We were sitting on the veranda looking down toward Palos Verdes country, listening to the chorus and the beat of the bass bongos of the Sundancers. During these troubled times, it was comforting to know they were hard at it, doing their best to bring on the next cycle. One of the Local QRPers came strolling up the hill. This one had a contented look on his face. It was in sharp contrast to the usual frenzy we'd often noticed with the Locals, scampering around trying to understand the Mysteries of the Ages and the Eternal Enigmas of DXing. This particular QRPer sat down and said, "Well, I guess I can relax and not worry about my DXCC totals anymore.", he said, in a manner of fact way. This took us by surprise, for this one had always been one of the worst, counting his QSLs almost every day and complaining constantly about the DXCC rules and regulations. We were silent for a moment, then asked, "Guess you've lost interest in DXing. Can't say we blame you . . . Sunspot Louie is predicting the Flat Days of DXing will continue for awhile yet."
"No, not at all", replied the QRPer, "in fact, quite the opposite. I put in the extra effort and worked the Kermadec guys on four bands." He stretched a bit in the afternoon sun and continued, "That makes close to 200 countries." We were confused at this apparent contradiction. "If you've lost interest in the DXCC program, why are you increasing your pursuit of DX?", we asked cautiously. "You haven't heard the news?", he asked. "Heard what?", we asked cautiously, not sure we wanted to hear the answer.
"About the RX100 Awards program, of course!", the QRPer replied, jumping to his feet. "East Coast Bob phoned me yesterday and told me all about it! He's a RX100 Field Representative too! He can check your QSLs for you." We were completely confused now. "When did the ARRL start his program?", we asked, standing up and looking the QRPer straight in the eye. "Why would they start another DX award program when they already have the DXCC?" The QRPer looked at us smugly and replied, "Not the ARRL at all. It's awarded by the RSDXMA. The ARRL's DXCC Desk is too strict and too particular about details. The RSDXMA has put the fun back into DXing!" Just then we noticed a couple more QRPers hippity-hopping up the hill. "Hear about the RSDXMA RX100 program?" they chimed in unison. What could we say when confronted by three excited QRPers, all beaming and talking at the same time? So we just listened. "I heard it just now on the DX repeater", one of them said. "It's administered by Romeo, 3W3RR and Roman, 4K20T . . . charter members of the Romeo Stepenanko DX Myanmar Association! They basically took the ARRL's DXCC rules and removed Section IV, Accreditation Criteria. Other than that, the rules are pretty much the same."
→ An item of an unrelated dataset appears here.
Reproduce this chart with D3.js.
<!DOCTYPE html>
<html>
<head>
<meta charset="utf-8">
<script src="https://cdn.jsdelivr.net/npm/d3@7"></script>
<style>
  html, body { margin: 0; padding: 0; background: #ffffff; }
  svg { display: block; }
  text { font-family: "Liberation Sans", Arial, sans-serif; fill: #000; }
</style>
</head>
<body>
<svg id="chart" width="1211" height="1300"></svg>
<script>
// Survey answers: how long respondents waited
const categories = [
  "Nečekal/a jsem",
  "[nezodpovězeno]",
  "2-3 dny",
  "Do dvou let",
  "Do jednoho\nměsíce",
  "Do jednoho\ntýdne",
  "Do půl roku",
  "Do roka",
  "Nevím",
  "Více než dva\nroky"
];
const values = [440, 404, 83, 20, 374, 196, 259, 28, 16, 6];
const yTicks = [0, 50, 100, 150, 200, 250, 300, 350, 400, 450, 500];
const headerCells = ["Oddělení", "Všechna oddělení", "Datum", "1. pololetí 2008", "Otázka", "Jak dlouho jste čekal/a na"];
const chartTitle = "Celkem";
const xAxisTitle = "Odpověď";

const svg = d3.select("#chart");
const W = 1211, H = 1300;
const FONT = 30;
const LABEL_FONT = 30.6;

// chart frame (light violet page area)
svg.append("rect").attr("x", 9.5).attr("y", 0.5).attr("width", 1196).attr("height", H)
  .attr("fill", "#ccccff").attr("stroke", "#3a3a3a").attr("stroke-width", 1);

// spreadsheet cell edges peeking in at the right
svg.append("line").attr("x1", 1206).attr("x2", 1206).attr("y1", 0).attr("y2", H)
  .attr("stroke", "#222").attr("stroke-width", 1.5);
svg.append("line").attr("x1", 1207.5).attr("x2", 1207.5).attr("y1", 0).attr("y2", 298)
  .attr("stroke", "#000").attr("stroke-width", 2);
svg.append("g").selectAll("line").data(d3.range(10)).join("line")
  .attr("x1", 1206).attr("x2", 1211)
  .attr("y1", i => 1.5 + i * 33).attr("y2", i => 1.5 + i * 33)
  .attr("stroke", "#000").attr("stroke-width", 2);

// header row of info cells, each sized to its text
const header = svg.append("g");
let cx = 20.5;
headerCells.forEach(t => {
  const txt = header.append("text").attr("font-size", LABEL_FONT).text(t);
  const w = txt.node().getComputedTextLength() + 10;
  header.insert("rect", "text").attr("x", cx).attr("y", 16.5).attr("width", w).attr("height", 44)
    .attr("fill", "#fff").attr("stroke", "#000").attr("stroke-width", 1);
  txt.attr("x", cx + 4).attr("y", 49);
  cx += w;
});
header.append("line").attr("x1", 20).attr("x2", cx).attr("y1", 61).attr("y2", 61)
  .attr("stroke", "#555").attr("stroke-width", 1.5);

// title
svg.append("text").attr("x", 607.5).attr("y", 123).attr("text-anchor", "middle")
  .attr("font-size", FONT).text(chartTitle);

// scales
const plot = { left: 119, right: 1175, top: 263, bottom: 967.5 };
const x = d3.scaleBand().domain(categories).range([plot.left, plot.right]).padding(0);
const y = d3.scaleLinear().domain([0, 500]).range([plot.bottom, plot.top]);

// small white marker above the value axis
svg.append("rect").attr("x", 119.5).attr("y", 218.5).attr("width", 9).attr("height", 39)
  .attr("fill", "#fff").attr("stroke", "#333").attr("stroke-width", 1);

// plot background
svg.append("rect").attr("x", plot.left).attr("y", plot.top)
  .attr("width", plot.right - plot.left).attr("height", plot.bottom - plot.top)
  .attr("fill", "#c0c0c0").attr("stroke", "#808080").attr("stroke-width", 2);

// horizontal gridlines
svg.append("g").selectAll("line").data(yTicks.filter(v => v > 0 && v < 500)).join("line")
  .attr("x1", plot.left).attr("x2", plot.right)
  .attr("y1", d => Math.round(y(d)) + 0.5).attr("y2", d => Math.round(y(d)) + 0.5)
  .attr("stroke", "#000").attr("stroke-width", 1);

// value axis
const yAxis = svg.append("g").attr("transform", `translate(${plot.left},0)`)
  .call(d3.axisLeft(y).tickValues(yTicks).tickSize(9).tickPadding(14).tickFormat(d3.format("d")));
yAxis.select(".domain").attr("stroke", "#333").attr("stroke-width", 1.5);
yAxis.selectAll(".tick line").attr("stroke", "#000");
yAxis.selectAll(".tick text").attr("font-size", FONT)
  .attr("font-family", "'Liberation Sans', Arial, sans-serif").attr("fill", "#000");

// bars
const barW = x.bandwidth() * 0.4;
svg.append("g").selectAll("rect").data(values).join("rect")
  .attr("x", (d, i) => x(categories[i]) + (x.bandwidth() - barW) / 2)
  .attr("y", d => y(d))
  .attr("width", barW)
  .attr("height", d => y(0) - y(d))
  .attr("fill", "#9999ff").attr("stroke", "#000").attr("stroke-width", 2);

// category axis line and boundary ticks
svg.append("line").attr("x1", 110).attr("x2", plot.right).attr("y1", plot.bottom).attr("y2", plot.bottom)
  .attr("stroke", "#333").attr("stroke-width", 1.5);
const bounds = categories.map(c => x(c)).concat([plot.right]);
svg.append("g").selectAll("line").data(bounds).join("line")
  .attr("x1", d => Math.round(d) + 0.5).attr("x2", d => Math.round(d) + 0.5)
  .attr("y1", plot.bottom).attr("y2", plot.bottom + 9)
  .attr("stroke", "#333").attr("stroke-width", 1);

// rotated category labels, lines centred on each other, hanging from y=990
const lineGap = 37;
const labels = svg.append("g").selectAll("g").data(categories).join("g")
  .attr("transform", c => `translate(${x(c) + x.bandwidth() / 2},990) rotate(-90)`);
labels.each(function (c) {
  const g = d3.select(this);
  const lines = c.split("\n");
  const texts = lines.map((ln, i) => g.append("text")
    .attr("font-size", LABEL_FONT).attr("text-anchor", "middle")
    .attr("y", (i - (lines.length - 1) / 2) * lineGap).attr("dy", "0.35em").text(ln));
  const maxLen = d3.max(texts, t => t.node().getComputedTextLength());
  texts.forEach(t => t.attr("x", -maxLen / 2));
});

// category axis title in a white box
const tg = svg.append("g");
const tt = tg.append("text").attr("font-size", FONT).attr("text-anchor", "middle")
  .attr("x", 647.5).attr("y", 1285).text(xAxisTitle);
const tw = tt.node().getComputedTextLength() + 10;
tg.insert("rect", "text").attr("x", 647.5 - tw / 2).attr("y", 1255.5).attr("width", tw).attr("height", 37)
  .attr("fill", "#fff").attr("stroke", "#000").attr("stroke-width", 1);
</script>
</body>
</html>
Son of a Gun! We were aghast! "What kind of award is that?" we asked, flabbergasted. "The DXCC program is the standard by which all others are measured. And it's Section IV that keeps it that way!" The QRPers weren't even listening. "All you have to do is send your cards and $50 to Box 1000 in Sofia, Bulgaria, mark them attention: 4K2OT and you get your RX100 certificate, signed by Roman himself!" "And you get the official seal of the RSDXMA on the certificate too!", another one piped in, "Word has it the RX100 will be the most prestigious award a DXer can get." "That's right", the third one shouted, "and they are starting with serial #2 'cuz they've already issued honorary certificate #1 to W9WNV . . . Mr. DXpedition himself! If that doesn't give it more credibility that anything the DXCC has issued, what does?"
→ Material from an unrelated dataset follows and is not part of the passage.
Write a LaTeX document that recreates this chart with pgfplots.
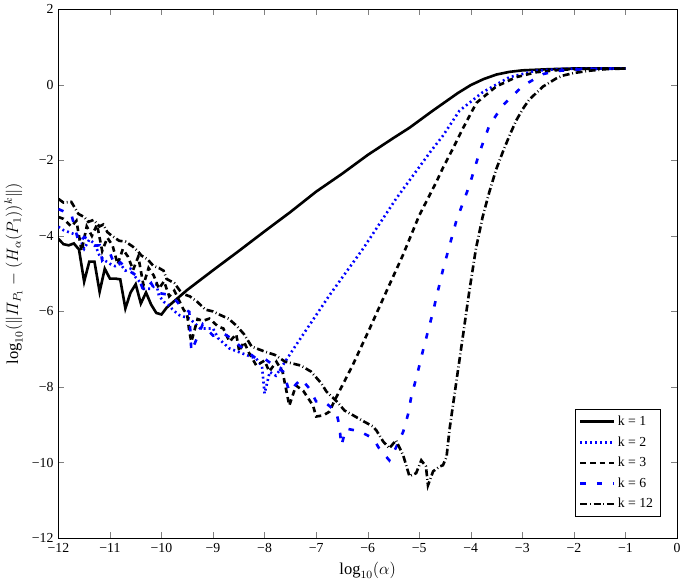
\documentclass[border=0pt]{standalone}
\usepackage{amsmath}
\usepackage{fontspec}
\setmainfont{Liberation Serif}
\usepackage{pgfplots}
\pgfplotsset{compat=1.18}
\definecolor{pblue}{RGB}{0,0,255}
\begin{document}
\begin{tikzpicture}
\begin{axis}[
  scale only axis, width=449pt, height=384pt,
  xmin=-12, xmax=0, ymin=-12, ymax=2,
  xtick={-12,...,0},
  xticklabels={−12,−11,−10,−9,−8,−7,−6,−5,−4,−3,−2,−1,0},
  ytick={-12,-10,...,2},
  yticklabels={−12,−10,−8,−6,−4,−2,0,2},
  tick label style={font=\normalsize},
  label style={font=\large},
  xlabel={$\log_{10}(\alpha)$},
  ylabel={$\log_{10}(\|\varPi_{P_1}-(H_\alpha(P_1))^k\|)$},
  legend style={at={(0.973,0.04)}, anchor=south east, font=\normalsize, cells={anchor=west}, draw=black, row sep=2.5pt, inner sep=3pt},
  legend image code/.code={\draw[#1] (0cm,0cm) -- (0.85cm,0cm);},
  every axis plot/.append style={line width=1.9pt},
]
% k = 1
\addplot[black, solid] coordinates {
(-12,-4.08) (-11.9,-4.22) (-11.8,-4.25) (-11.7,-4.20) (-11.6,-4.36) (-11.5,-5.21) (-11.4,-4.68) (-11.3,-4.68) (-11.2,-5.48) (-11.1,-4.87) (-11.0,-5.13) (-10.9,-5.13) (-10.8,-5.15) (-10.7,-5.92) (-10.6,-5.50) (-10.5,-5.28) (-10.4,-5.79) (-10.3,-5.50) (-10.2,-5.82) (-10.1,-6.04) (-10.0,-6.08) (-9.9,-5.90) (-9.5,-5.43) (-9,-4.91) (-8.5,-4.40) (-8,-3.88) (-7.5,-3.37) (-7,-2.83) (-6.5,-2.36) (-6,-1.86) (-5.5,-1.41) (-5.19,-1.14) (-5,-0.95) (-4.75,-0.70) (-4.5,-0.46) (-4.25,-0.22) (-4,-0.01) (-3.75,0.15) (-3.5,0.27) (-3.25,0.34) (-3,0.38) (-2.5,0.41) (-2,0.43) (-1.5,0.43) (-1,0.43)
};
\addlegendentry{k = 1}
% k = 2
\addplot[pblue, dash pattern=on 1.4pt off 2.2pt] coordinates {
(-12,-3.76) (-11.9,-3.85) (-11.8,-3.90) (-11.7,-3.95) (-11.6,-4.00) (-11.5,-4.34) (-11.4,-4.10) (-11.3,-4.20) (-11.2,-4.53) (-11.1,-4.65) (-11.0,-4.74) (-10.9,-4.80) (-10.8,-4.74) (-10.7,-4.92) (-10.6,-4.87) (-10.5,-5.10) (-10.4,-5.25) (-10.35,-5.40) (-10.2,-5.40) (-10.1,-5.27) (-10.05,-5.58) (-9.95,-5.75) (-9.85,-5.85) (-9.77,-5.97) (-9.65,-6.10) (-9.45,-6.19) (-9.25,-6.45) (-9.0,-6.45) (-8.9,-6.71) (-8.68,-6.98) (-8.45,-7.10) (-8.16,-7.25) (-8.05,-7.45) (-8.0,-8.17) (-7.9,-7.60) (-7.78,-7.70) (-7.39,-6.89) (-6.74,-5.57) (-6.09,-4.34) (-5.45,-3.02) (-5.0,-2.18) (-4.77,-1.75) (-4.54,-1.35) (-4.22,-0.69) (-3.77,-0.20) (-3.25,0.20) (-2.73,0.37) (-2.22,0.42) (-1.5,0.43) (-1,0.43)
};
\addlegendentry{k = 2}
% k = 3
\addplot[black, dash pattern=on 4pt off 3pt] coordinates {
(-12,-3.50) (-11.9,-3.55) (-11.75,-3.75) (-11.65,-3.60) (-11.55,-4.40) (-11.45,-3.75) (-11.35,-4.00) (-11.25,-3.70) (-11.15,-4.40) (-11.05,-4.05) (-10.95,-4.25) (-10.85,-4.75) (-10.75,-4.35) (-10.65,-4.55) (-10.55,-4.90) (-10.45,-4.55) (-10.35,-5.30) (-10.25,-4.85) (-10.15,-5.05) (-10.05,-5.40) (-9.95,-5.20) (-9.85,-5.60) (-9.75,-5.45) (-9.58,-5.93) (-9.5,-6.10) (-9.46,-6.53) (-9.42,-6.80) (-9.3,-6.20) (-9.2,-6.25) (-9.07,-6.19) (-8.9,-6.40) (-8.8,-6.45) (-8.68,-6.80) (-8.55,-6.60) (-8.49,-7.06) (-8.4,-6.80) (-8.3,-7.10) (-8.16,-7.43) (-8.0,-7.30) (-7.91,-7.59) (-7.77,-7.33) (-7.65,-7.60) (-7.52,-8.49) (-7.39,-7.96) (-7.25,-8.10) (-7.06,-8.49) (-7.0,-8.78) (-6.86,-8.75) (-6.74,-8.65) (-6.65,-8.38) (-6.29,-7.42) (-5.96,-6.45) (-5.64,-5.48) (-5.32,-4.52) (-5.0,-3.46) (-4.67,-2.58) (-4.54,-2.20) (-4.35,-1.70) (-4.15,-1.15) (-3.89,-0.48) (-3.51,-0.05) (-3.12,0.20) (-2.73,0.33) (-2.22,0.40) (-1.5,0.43) (-1,0.43)
};
\addlegendentry{k = 3}
% k = 6
\addplot[pblue, dash pattern=on 4pt off 8pt] coordinates {
(-12,-3.29) (-11.9,-3.35) (-11.75,-3.42) (-11.6,-4.20) (-11.5,-4.03) (-11.4,-4.10) (-11.3,-4.26) (-11.2,-4.25) (-11.15,-4.65) (-11.0,-4.45) (-10.9,-4.80) (-10.8,-4.70) (-10.6,-4.95) (-10.45,-5.08) (-10.35,-5.45) (-10.2,-5.25) (-10.1,-5.50) (-9.9,-5.55) (-9.75,-5.66) (-9.6,-5.90) (-9.46,-6.01) (-9.42,-7.06) (-9.2,-6.34) (-9.0,-6.64) (-8.8,-6.58) (-8.6,-6.75) (-8.49,-6.90) (-8.3,-7.10) (-8.16,-7.25) (-8.0,-7.25) (-7.8,-7.45) (-7.64,-7.59) (-7.52,-8.12) (-7.29,-7.78) (-7.13,-8.04) (-7.0,-8.38) (-6.85,-8.38) (-6.61,-8.65) (-6.55,-9.02) (-6.51,-9.55) (-6.42,-9.10) (-6.16,-9.17) (-5.89,-9.36) (-5.78,-9.62) (-5.58,-9.94) (-5.45,-9.60) (-5.31,-9.18) (-5.22,-8.74) (-5.16,-8.30) (-5.0,-7.45) (-4.93,-7.05) (-4.74,-6.05) (-4.54,-4.90) (-4.28,-3.60) (-4.03,-2.68) (-3.83,-1.79) (-3.64,-1.08) (-3.38,-0.55) (-2.99,-0.03) (-2.60,0.28) (-2.35,0.36) (-2,0.40) (-1.5,0.42) (-1,0.43)
};
\addlegendentry{k = 6}
% k = 12
\addplot[black, dash pattern=on 5pt off 2pt on 0.6pt off 2pt] coordinates {
(-12,-3.02) (-11.9,-3.12) (-11.75,-3.10) (-11.61,-3.42) (-11.5,-3.50) (-11.42,-3.63) (-11.32,-3.58) (-11.2,-3.75) (-11.13,-3.70) (-11.05,-3.90) (-10.97,-3.99) (-10.82,-4.13) (-10.7,-4.15) (-10.55,-4.29) (-10.45,-4.42) (-10.39,-4.52) (-10.27,-4.62) (-10.16,-4.79) (-10.05,-4.85) (-9.96,-4.92) (-9.9,-5.14) (-9.75,-5.25) (-9.6,-5.53) (-9.45,-5.60) (-9.3,-5.75) (-9.15,-5.95) (-9.0,-6.00) (-8.85,-6.10) (-8.7,-6.19) (-8.55,-6.37) (-8.4,-6.60) (-8.25,-6.93) (-8.0,-7.06) (-7.8,-7.15) (-7.6,-7.33) (-7.3,-7.43) (-7.1,-7.59) (-6.9,-7.90) (-6.8,-8.12) (-6.6,-8.38) (-6.45,-8.62) (-6.28,-8.75) (-6.09,-8.90) (-5.9,-9.04) (-5.83,-9.15) (-5.70,-9.44) (-5.58,-9.62) (-5.45,-9.41) (-5.31,-9.81) (-5.19,-10.36) (-5.06,-10.28) (-4.96,-9.94) (-4.87,-10.10) (-4.83,-10.60) (-4.73,-10.23) (-4.6,-10.10) (-4.54,-10.07) (-4.47,-9.85) (-4.41,-9.10) (-4.28,-7.86) (-4.15,-6.63) (-4.03,-5.48) (-3.90,-4.34) (-3.77,-3.50) (-3.64,-2.84) (-3.51,-2.25) (-3.37,-1.75) (-3.25,-1.35) (-3.12,-0.95) (-2.99,-0.64) (-2.87,-0.40) (-2.60,-0.05) (-2.35,0.16) (-2.22,0.24) (-2.0,0.31) (-1.70,0.37) (-1.4,0.41) (-1,0.43)
};
\addlegendentry{k = 12}
\end{axis}
\end{tikzpicture}
\end{document}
We slowly backed in off the veranda and into the shack for a moment. We had to regain our composure and stop shaking with the rage that was building within us. This was DX heresy! We calmed ourself down enough to walk back out on the veranda and listen to the QRPers. "I'm cancelling my membership with the ARRL and joining the RSDXMA", one was shouting, drawing himself up to his full five and a half feet, "it's worth it. No more long drawn out arguments about whether DXpeditions or countries should count. They all will count as soon as they come on the air! My 5A0RR card will give me 148!"
Then, from the open door of our shack came the report on the weather radio: "Heavy thunderstorm and lightning warning for the local area." The QRPers looked at each other apprehensively. "Better get our antennas unhooked right away", they said, and they ran off down the hill. We just shook our head and went back into the shack. We turned off the tape recorder and sat down. We thought it all over for a few minutes, but there was no answer or reconciliation forthcoming. We were thankful the Old Timer had told us about the taped thunderstorm warning and how he always kept one handy in case of emergency. And, although he'd warned us not to use it unless it was a dire situation, we had no regrets. These are trying times in this world of DX. If being surrounded by QRPers trying to replace the DXCC program isn't an emergency, what is? Son of a Gun! We paced back and forth for almost an hour before coming to grips with the situation. Maybe there was a RX100 award, but we decided we'd wait and see how the Locals made out before we sent our cards in! We old ones who have been around the track a few times know when it pays to be patient! DX IS! Be prepared! The Great Days of DXing are near . . . and a lot closer than any RX100 award, too!